Relative vs Absolute Skill

Michael Mauboussin discussed the relevance of relative skill as compared to absolute skill. Investment is a game of relative skill. While a manager might be a great investor, that means little when the other investors in the same asset class are better. A majority of the returns and investor funds will flow to the very best investors. Just as how there are few athletes that receive multi-million-dollar salaries, there will also be fewer investors that generate the bulk of the returns.

Further, the relatively long feedback cycle is concerning. In the hopes of buying a lottery ticket that could produce “unicorn-like” returns, people have been able to enter the space and raise funds. Despite lacking the requisite skills or resources, a new entrant could continue to operate for a number of years before there’s sufficient information to determine whether they’re actually any good as asset allocators or not. When applied to the asset class as a whole, this means that the unqualified investors will act as a drag on returns until they exit the space. This is a natural consequence of the expansionary cycle of new products — people enter, try new things, fail and then move on to the next thing.

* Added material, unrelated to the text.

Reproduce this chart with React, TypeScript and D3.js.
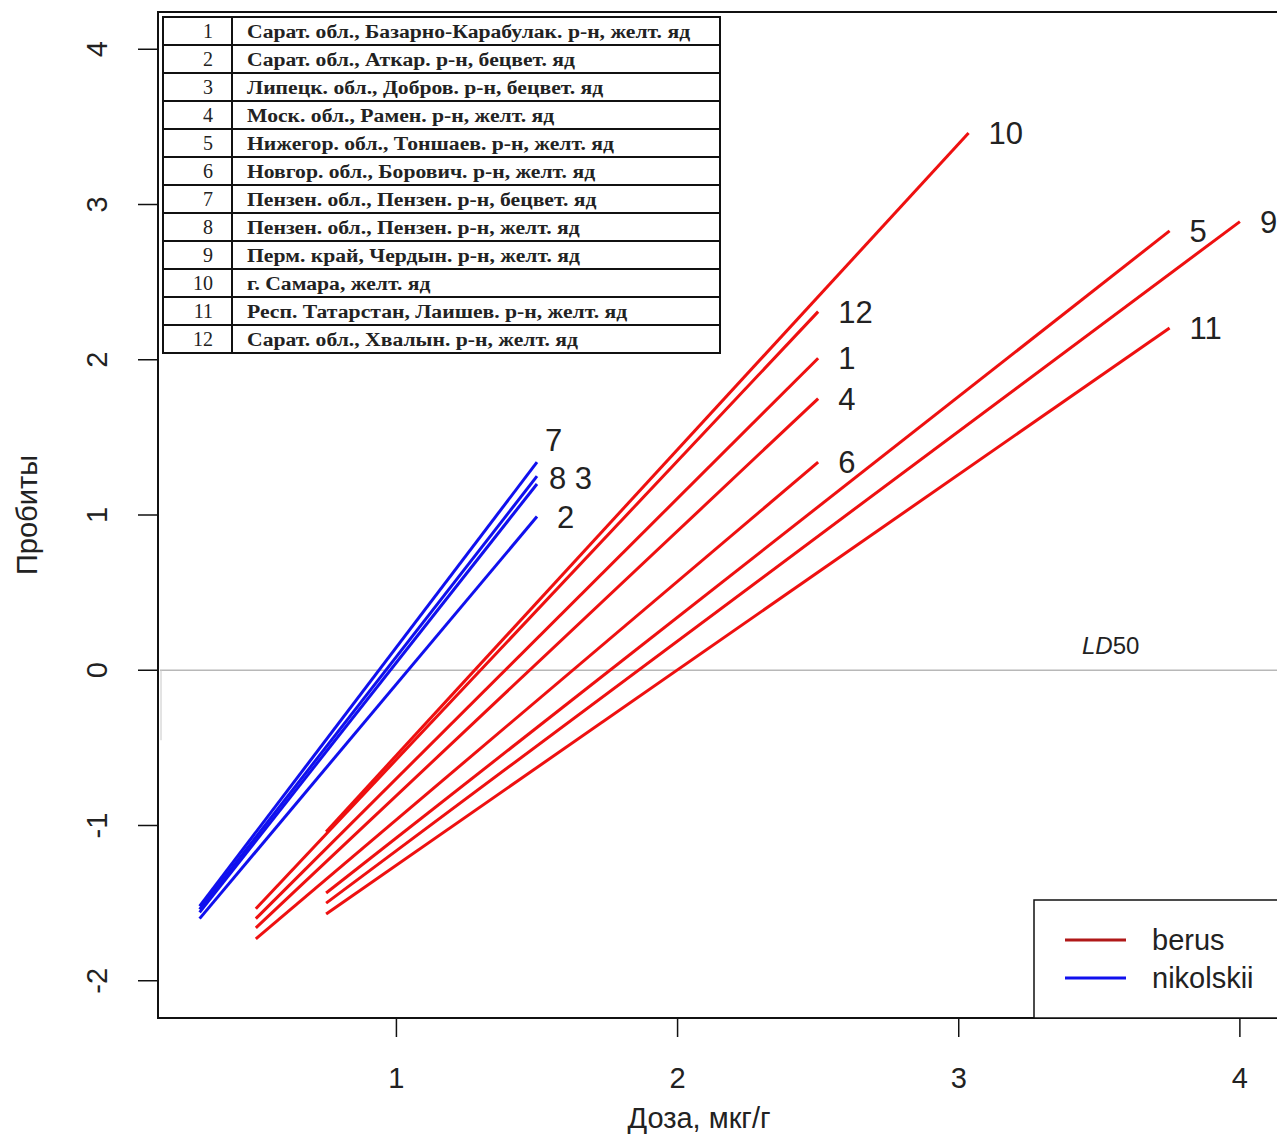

If we were to cut-out the returns of the top 20% of firms, we’d likely see that they generated returns in excess of those demonstrated above. The remaining 80% of firms’ performance would likely be a drag on the overall numbers, which after fees produces a result below the S&P 500 (which could be replicated with liquid low-cost ETFs). While there might be certain vintages that outperform others, overall, it’s likely that if we viewed it from a full cycle, those returns would be concentrated in the top quartile of investors (venture capital has underperformed on all time periods in the above chart i.e. there aren’t any exceptional vintages in the data set but this could be strawman argument because we don’t have sufficient data).

Adverse Selection Bias

Marc Andreessen has discussed this point on Twitter a while back, to answer the question of “Why VC is dominated by a few firms?”

“Core dynamic: A few firms have positive selection on their side; the other firms have adverse selection working against them… The startup is engaged in a war for employees, customers, and future investors. Top VC brand halo helps with all three. In essence, a new startup uses its VC’s brand as a credibility bridge until the startup establishes its own brand.”

This is why it’s so hard to start a new VC firm. Why would any portfolio company want to have you as an investor if they could get a better signal by going elsewhere? Generally, what happens is a majority of firms end up investing in the second-tier opportunities in the hopes that they land a winner. As a result, those firms never get the signalling status that they strive for and they continue to get the leftovers.

Subsequently, the key question for new funds is, “How can you signal that you’re a fund that founders will want to be associated with?” This can be dealt with through a differentiated offering as well as having the ability to see things where others can’t. Neither of which is easy to do in an industry that is becoming more competitive.


Investing is a difficult game, absolute skill is largely irrelevant in a competitive environment. Further, first level thinkers will seldom come out with the necessary insights that produce award-winning results. There needs to be a differentiated offering as well as a different mindset if any fund manager wants to rise to the top.